4. The permanent-magnet coupling according to claim 1, wherein successively arranged permanent magnets on the second rotor as viewed in the circumferential direction each have an opposite direction of magnetization.

5. The permanent-magnet coupling according to claim 1, wherein successively arranged permanent magnets on the first rotor as viewed in the circumferential direction each have an opposite direction of magnetization, the intermediate spaces each extending over an angle that corresponds to the angular dimension of two permanent magnets of the first rotor.

6. The permanent-magnet coupling according to claim 1, wherein permanent magnets flanking the intermediate spaces have the same direction of magnetization, the intermediate spaces each extending over an angle that corresponds to the angular dimension of a permanent magnet of the first rotor.

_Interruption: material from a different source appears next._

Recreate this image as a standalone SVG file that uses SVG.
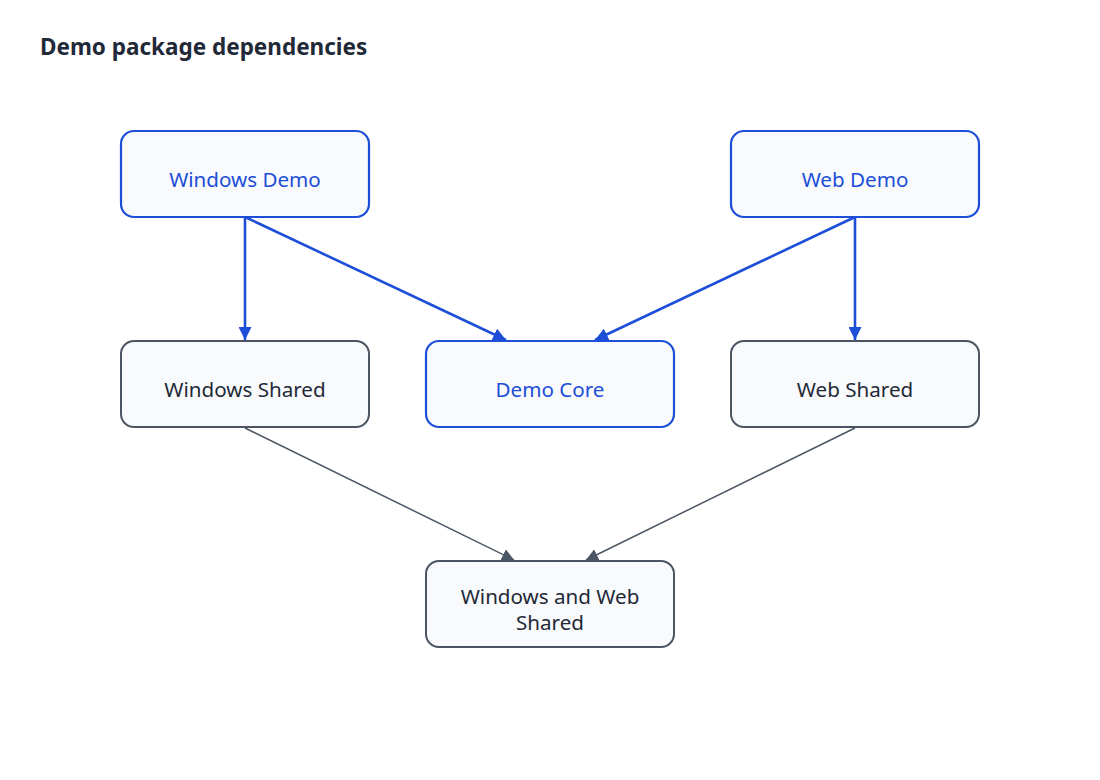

7. The permanent-magnet coupling according to claim 1, wherein two permanent magnets each with an opposite direction of magnetization are provided on the first rotor between two successively arranged intermediate spaces.

8. The permanent-magnet coupling according to claim 1, wherein the first rotor forms the inner rotor.

9. The permanent-magnet coupling according to claim 1, wherein the first rotor forms the outer rotor.

10. A permanent-magnet coupling comprising: an inner support;an outer support, the supports being rotatable relative to each other about an axis;an annular first annular array centered on the axis of substantially identical and radially polarized first permanent magnets on one of the supports; andan annular second annular array centered on the axis of substantially identical and radially polarized second permanent magnets on the other of the supports, the magnets of one of the arrays being of alternating polarity and being angularly spaced from each other by a dimension equal to substantially less than an angular width of the magnets of the one array, the other of the arrays being formed with a plurality of angularly equispaced magnet-free gaps each having an angular dimension equal to a whole-number multiple of that of the magnets of the other array.